I have my eye on the Fluval Flora mini lamp but am thinking it might be too big for the bowl. I want to place anubias and maybe one other plant in the bowl, so want something with a little more wattage. I will keep searching.

SB


----------



## Dee2010 (Mar 26, 2013)

Np, if your not looking for anything fancy just high watts or something that does the job think your best option is check ikea they have some cheap clip on desk or headboard lamps in which you can change the watt of the blub should cost under $10 or check petsmart they have a small LED clip on for bettabow should be under $15 reg and seen it on sale for $10 a couple times.


----------



## sicklid (Jun 24, 2013)

Thanks again!


----------



## Y2KGT (Jul 20, 2009)

I'm using the JANSJÖ LED work lamp from Ikea and I think its very bright.

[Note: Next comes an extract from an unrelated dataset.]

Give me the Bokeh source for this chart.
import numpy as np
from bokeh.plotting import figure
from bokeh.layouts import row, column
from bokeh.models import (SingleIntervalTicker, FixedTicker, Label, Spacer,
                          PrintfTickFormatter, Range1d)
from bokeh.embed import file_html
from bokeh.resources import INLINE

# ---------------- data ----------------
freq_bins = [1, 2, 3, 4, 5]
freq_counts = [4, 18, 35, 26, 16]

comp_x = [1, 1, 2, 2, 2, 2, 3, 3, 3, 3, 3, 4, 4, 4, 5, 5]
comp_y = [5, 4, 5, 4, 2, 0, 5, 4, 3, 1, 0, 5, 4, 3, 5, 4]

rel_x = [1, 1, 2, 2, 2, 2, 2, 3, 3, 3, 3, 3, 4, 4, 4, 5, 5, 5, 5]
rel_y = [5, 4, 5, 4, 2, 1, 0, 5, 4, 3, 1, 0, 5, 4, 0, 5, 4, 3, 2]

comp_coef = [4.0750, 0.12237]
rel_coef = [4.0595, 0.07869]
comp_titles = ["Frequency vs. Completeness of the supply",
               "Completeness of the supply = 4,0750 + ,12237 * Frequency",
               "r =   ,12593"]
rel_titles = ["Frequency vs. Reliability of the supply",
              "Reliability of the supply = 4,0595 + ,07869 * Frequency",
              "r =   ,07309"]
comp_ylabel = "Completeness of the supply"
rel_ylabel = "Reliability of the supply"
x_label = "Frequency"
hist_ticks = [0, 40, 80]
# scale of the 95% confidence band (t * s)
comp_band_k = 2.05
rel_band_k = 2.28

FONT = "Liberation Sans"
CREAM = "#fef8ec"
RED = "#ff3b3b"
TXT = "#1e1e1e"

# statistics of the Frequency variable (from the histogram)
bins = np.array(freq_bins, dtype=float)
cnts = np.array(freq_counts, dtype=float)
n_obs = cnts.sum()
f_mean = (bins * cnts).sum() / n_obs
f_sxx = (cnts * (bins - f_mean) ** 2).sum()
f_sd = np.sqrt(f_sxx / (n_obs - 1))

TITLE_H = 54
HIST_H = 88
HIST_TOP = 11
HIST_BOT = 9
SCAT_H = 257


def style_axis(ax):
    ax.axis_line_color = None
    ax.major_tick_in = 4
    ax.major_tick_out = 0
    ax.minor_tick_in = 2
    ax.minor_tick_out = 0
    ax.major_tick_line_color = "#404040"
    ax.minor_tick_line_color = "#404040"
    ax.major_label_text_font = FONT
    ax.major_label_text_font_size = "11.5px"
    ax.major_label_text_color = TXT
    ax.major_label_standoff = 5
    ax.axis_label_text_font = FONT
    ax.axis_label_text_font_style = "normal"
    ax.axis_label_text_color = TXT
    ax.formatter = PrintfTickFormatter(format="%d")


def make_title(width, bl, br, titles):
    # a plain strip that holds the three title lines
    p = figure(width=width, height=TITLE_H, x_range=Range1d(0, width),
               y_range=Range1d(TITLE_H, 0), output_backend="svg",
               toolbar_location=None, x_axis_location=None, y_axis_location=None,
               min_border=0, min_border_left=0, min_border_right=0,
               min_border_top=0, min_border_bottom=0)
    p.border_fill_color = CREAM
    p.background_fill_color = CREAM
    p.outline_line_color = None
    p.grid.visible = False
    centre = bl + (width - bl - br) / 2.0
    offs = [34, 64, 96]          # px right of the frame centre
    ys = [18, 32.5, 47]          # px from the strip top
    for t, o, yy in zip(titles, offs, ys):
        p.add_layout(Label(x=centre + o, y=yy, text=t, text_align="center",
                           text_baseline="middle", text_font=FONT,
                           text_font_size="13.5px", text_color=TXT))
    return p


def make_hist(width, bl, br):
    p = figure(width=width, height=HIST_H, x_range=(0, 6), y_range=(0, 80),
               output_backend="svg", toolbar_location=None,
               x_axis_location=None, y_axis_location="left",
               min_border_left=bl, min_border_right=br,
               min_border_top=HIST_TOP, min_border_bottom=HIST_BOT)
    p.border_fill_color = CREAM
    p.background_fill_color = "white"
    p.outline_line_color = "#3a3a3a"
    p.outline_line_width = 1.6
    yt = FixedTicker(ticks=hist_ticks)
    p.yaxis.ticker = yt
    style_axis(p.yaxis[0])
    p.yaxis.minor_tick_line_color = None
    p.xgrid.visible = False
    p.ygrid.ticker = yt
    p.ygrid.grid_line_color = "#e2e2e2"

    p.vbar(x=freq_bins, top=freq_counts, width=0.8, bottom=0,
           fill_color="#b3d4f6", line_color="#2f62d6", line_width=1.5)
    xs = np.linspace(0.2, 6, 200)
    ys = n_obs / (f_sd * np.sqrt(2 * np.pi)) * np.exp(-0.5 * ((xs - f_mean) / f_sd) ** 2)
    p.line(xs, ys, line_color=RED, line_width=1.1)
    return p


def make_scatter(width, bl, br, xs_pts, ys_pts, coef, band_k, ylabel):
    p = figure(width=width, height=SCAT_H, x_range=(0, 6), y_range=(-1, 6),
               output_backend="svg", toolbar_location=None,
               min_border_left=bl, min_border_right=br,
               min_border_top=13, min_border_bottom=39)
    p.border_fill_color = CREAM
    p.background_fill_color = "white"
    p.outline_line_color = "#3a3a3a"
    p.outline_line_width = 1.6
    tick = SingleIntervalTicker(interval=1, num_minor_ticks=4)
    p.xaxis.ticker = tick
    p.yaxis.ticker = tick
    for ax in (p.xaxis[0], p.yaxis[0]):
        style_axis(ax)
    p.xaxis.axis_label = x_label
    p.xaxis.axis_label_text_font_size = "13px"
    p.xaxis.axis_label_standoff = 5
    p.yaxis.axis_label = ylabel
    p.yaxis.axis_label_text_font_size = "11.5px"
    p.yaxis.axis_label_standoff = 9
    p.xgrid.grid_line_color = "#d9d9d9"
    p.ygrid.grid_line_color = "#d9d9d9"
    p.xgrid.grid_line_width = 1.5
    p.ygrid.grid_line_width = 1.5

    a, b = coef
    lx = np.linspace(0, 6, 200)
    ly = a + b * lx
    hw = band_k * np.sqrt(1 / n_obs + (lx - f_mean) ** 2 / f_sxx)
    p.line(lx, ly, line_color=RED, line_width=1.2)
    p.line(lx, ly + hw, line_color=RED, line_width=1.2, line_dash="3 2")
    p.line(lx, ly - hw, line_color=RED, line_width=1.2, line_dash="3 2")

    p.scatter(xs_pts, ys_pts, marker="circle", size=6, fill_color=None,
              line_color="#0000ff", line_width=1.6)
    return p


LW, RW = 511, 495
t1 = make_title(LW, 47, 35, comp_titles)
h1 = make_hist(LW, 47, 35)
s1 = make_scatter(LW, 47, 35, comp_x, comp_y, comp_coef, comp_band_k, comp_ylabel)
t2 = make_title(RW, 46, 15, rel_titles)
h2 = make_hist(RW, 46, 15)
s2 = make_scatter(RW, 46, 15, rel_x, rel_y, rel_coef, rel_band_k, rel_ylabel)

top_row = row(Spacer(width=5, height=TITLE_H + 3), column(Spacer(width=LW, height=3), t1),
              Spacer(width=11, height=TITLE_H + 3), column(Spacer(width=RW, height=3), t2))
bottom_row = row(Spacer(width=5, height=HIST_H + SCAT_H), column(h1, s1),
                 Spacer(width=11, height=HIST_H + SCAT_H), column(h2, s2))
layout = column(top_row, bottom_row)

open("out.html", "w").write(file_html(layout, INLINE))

It should grow easy plans such as Anubias no problem.

http://www.ikea.com/ca/en/catalog/products/20169658/
--
Paul


----------



## TorontoBoy (Mar 14, 2013)

Y2KGT said:


> I'm using the JANSJÖ LED work lamp from Ikea and I think its very bright. It should grow easy plans such as Anubias no problem.
> 
> http://www.ikea.com/ca/en/catalog/products/20169658/


I have two of these single LED lights and they are very bright but energy efficient. They are pretty good for tanks. Two issues on these lamps:
-One is beginning to rust a little, mostly on the gooseneck, but functionally is great.
-One of the on/off switches became defective and would not fully power the LED. I had to crack open the switch and clean the contact

As they are rated for 20,000 hours I don't worry about when they burn out. They are 2700K warm white.


----------



## Fishfur (Mar 4, 2012)

Like the look of that Ikea lamp, it's nicely minimal. Though they don't look as good, I prefer one that will take a spiral flourescent bulb. 

They are making those bulbs now in very compact sizes, much smaller than they used to be, and while you can get them in the Daylight 6500 K version, there are others too that are not quite so bright, and varying wattages. For a bowl, 9 watts would likely be enough. Daylight type might even make it pretty high lighting if the bulb was close enough to the bowl.

I had one of those round aluminum reflector clamp lamps over a 2 gallon round cookie jar, either 9 or maybe 11 watts, it was too high light and grew algae all over the jar in no time. But I had it directly over the top, very close. If it had been farther away it wouldn't have been such an algae grower, I think.


----------